Seneme: A minha conversa com o presidente Ednaldo foi bem simples e rápida. A gente vai ter liberdade para trabalhar. Eu tenho uma linha de trabalho, de departamento e filosofia. Vai ser necessário mudanças de pessoas, de comportamento, estruturas. Em princípio, pela conversa que tivermos, a gente vai ter liberdade. Eu fui contratado por quatro anos, não por quatro meses.
Blog: Ele teve esse compromisso com você?
Seneme: O meu contrato é de quatro anos. Vou cumprir meu contrato. Vou implementar uma nova filosofia de arbitragem na CBF.
Blog: Agora, Seneme, não é difícil implementar uma nova filosofia em um quadro de arbitragem muito grande como é o da CBF? Na Europa, trabalha-se com quadros menores, 20, 30 no máximo?
Seneme: Os árbitros na CBF são divididos em categorias. Vou rever essa categorização. E vou institucionalizar o perfil do árbitro moderno. Qual o perfil do árbitro ideal, tecnicamente, fisicamente, psicologicamente? Qual a facilidade de comunicação, com tecnologia? A gente precisa selecionar para cada árbitro. Os árbitros da Série C e D não podem transformar do dia para noite para Série A. A Série A o árbitro que apita tem que comemorar, como na Premier League. Ele tem que se sentir valorizado. As conquistas que ele vai ter ao logo da carreira, que vai desenvolver sua carreira. A Série B, é extremamente importante, o árbitro da Série A vai estar disponível para a B.

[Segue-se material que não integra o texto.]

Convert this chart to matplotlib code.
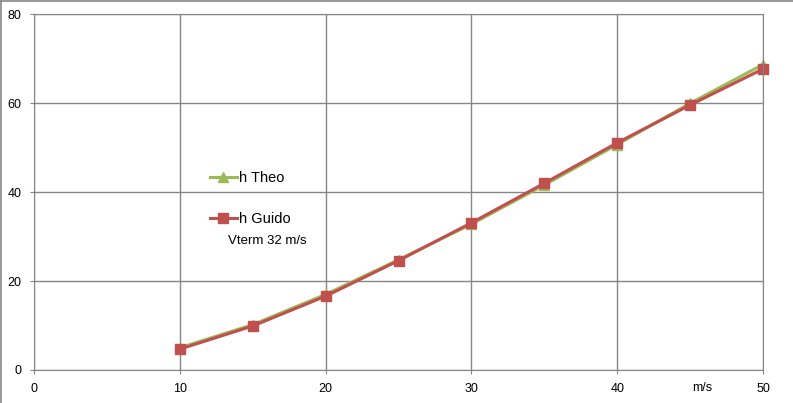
import matplotlib.pyplot as plt
from matplotlib.lines import Line2D

# speed (m/s) and height values
v = [10, 15, 20, 25, 30, 35, 40, 45, 50]
h_theo = [5.0, 10.2, 17.0, 24.8, 32.8, 41.6, 50.7, 60.0, 68.7]
h_guido = [4.7, 9.9, 16.6, 24.6, 33.1, 42.0, 51.1, 59.6, 67.7]

x_ticks = [0, 10, 20, 30, 40, 50]
y_ticks = [0, 20, 40, 60, 80]

plt.rcParams['font.family'] = ['Liberation Sans', 'DejaVu Sans']
grid_col = '#868686'
green = '#9BBB59'
red = '#C0504D'

fig = plt.figure(figsize=(7.93, 4.03), dpi=100)
ax = fig.add_axes([34 / 793, 33 / 403, 729 / 793, 355.7 / 403])

ax.plot(v, h_theo, color=green, lw=2.2, marker='^', ms=7.5, label='h Theo', clip_on=False)
ax.plot(v, h_guido, color=red, lw=2.2, marker='s', ms=7.5, label='h Guido', clip_on=False)

ax.set_xlim(0, 50)
ax.set_ylim(0, 80)
ax.set_xticks(x_ticks)
ax.set_yticks(y_ticks)
ax.grid(True, color=grid_col, lw=1)
ax.set_axisbelow(True)
for s in ax.spines.values():
    s.set_color(grid_col)
ax.tick_params(colors=grid_col, labelcolor='black', labelsize=9, length=3, pad=6)

ax.legend(loc='center left', bbox_to_anchor=(203 / 793, 1 - 198.5 / 403),
          bbox_transform=fig.transFigure, frameon=False, fontsize=10.5,
          handlelength=1.8, handletextpad=0.15, labelspacing=1.85, borderpad=0)

fig.text(228 / 793, 1 - 241 / 403, 'Vterm 32 m/s', fontsize=9.5, va='center')
fig.text(702 / 793, 1 - 388 / 403, 'm/s', fontsize=9, va='center', ha='center')

# outer chart frame (top and left edge)
fig.add_artist(Line2D([0.5 / 793, 0.5 / 793], [0, 1], color=grid_col, lw=1.2))
fig.add_artist(Line2D([0, 1], [1 - 1 / 403, 1 - 1 / 403], color=grid_col, lw=1.2))

fig.savefig('out.png', dpi=100)
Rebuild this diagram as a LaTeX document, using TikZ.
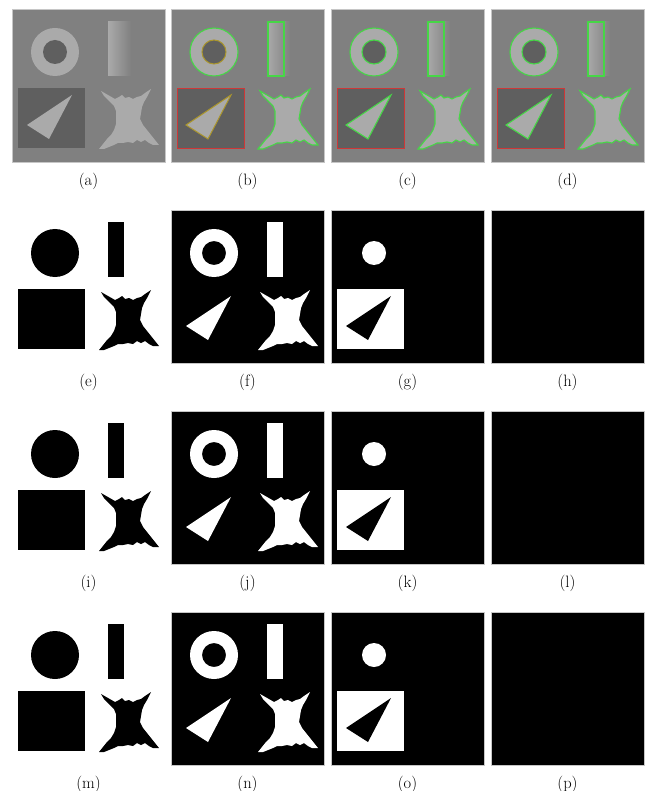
\documentclass[tikz,border=0pt]{standalone}
\usepackage{tikz}
\usetikzlibrary{positioning}

\definecolor{bggray}{RGB}{128,128,128}
\definecolor{shapegray}{RGB}{170,170,170}
\definecolor{holegray}{RGB}{95,95,95}
\definecolor{contgreen}{RGB}{70,215,70}
\definecolor{boxred}{RGB}{205,55,55}
\definecolor{olivecont}{RGB}{170,150,45}

% shapes, in panel pixels (panel is 153 x 153)
\newcommand{\blobshape}[1]{\path[#1] (89,82) -- (96,86) -- (103,90) -- (107,88) -- (110,86)
  -- (113,89) -- (117,88) -- (121,90) -- (125,88) -- (129,87) -- (133,84) -- (139,80)
  -- (135,88) -- (132,93) -- (130,98) -- (129,104) -- (128,110) -- (131,116) -- (135,121)
  -- (139,126) -- (143,131) -- (147,136) -- (141,136) -- (137,134) -- (133,131) -- (129,133)
  -- (125,131) -- (121,134) -- (116,133) -- (111,134) -- (106,134) -- (102,136) -- (97,138)
  -- (92,140) -- (87,140) -- (91,135) -- (95,130) -- (99,126) -- (102,121) -- (104,115)
  -- (104,108) -- (104,102) -- (102,97) -- (97,92) -- (92,87) -- cycle;}
\newcommand{\trishape}[1]{\path[#1] (15,116) -- (60,86) -- (37,130) -- cycle;}

\begin{document}
\begin{tikzpicture}[x=1pt, y=-1pt,
  panel/.style={draw=gray!45, line width=0.6pt},
  cont/.style={draw=contgreen, line width=1.1pt},
  lbl/.style={font=\fontsize{16.5}{19}\selectfont, inner sep=0pt}
]
\useasboundingbox[fill=white] (0,0) rectangle (645,791);

% row 1: gray scenes with contours
\foreach \col/\x in {0/12,1/171,2/331,3/491}{
  \begin{scope}[shift={(\x,9)}]
    \fill[bggray, panel] (0,0) rectangle (153,153);
    \fill[shapegray] (43,43) circle (24);
    \fill[holegray] (43,43) circle (12);
    \shade[left color=shapegray, right color=bggray] (96,13) rectangle (119,67);
    \fill[holegray] (6,79) rectangle (73,139);
    \trishape{fill=shapegray}
    \blobshape{fill=shapegray}
    \ifnum\col>0
      \draw[cont] (43,43) circle (24);
      \draw[cont] (97,13) rectangle (113,67);
      \draw[boxred, line width=0.9pt] (6,79) rectangle (73,139);
      \blobshape{cont}
      \ifnum\col=1
        \draw[olivecont, line width=1pt] (43,43) circle (12);
        \trishape{draw=olivecont, line width=1pt}
      \else
        \draw[cont] (43,43) circle (12);
        \trishape{cont}
      \fi
    \fi
  \end{scope}
}

% rows 2-4: binary masks
\foreach \y in {210,411,612}{
  \begin{scope}[shift={(12,\y)}]
    \fill[black] (43,43) circle (24);
    \fill[black] (96,12) rectangle (112,67);
    \fill[black] (6,79) rectangle (73,139);
    \blobshape{fill=black}
  \end{scope}
  \begin{scope}[shift={(171,\y)}]
    \fill[black, panel] (0,0) rectangle (153,153);
    \fill[white, even odd rule] (43,43) circle (24) (43,43) circle (12);
    \fill[white] (96,12) rectangle (112,67);
    \trishape{fill=white}
    \blobshape{fill=white}
  \end{scope}
  \begin{scope}[shift={(331,\y)}]
    \fill[black, panel] (0,0) rectangle (153,153);
    \fill[white] (43,43) circle (12);
    \fill[white] (6,79) rectangle (73,139);
    \trishape{fill=black}
  \end{scope}
  \begin{scope}[shift={(491,\y)}]
    \fill[black, panel] (0,0) rectangle (153,153);
  \end{scope}
}

% sub-figure labels
\foreach \name [count=\i from 0] in {a,...,p}{
  \pgfmathtruncatemacro{\c}{mod(\i,4)}
  \pgfmathtruncatemacro{\r}{int(\i/4)}
  \pgfmathsetmacro{\lx}{{12,171,331,491}[\c]+76.5}
  \pgfmathsetmacro{\ly}{9+201*\r+172}
  \node[lbl] (lbl-\name) at (\lx,\ly) {(\name)};
}
\end{tikzpicture}
\end{document}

Blog: Tem um tamanho ideal?
Seneme: Se me perguntar o número ideal, é de 40 árbitros. Mas temos que avaliar se temos qualidade para 40. Um jogo que sai muito errado ele condena muitos que foram bem. Então, a gente precisa cuidar muito desses jogos. E que os árbitros da Série B, com potencial, que alguns jogos com potencial aproveitem e demonstrem não em um jogo, mas em uma sequência da temporada. Aí ele vai comemorar aquele jogo da Série A quando chegar. Todo processo tem que ser respeitado.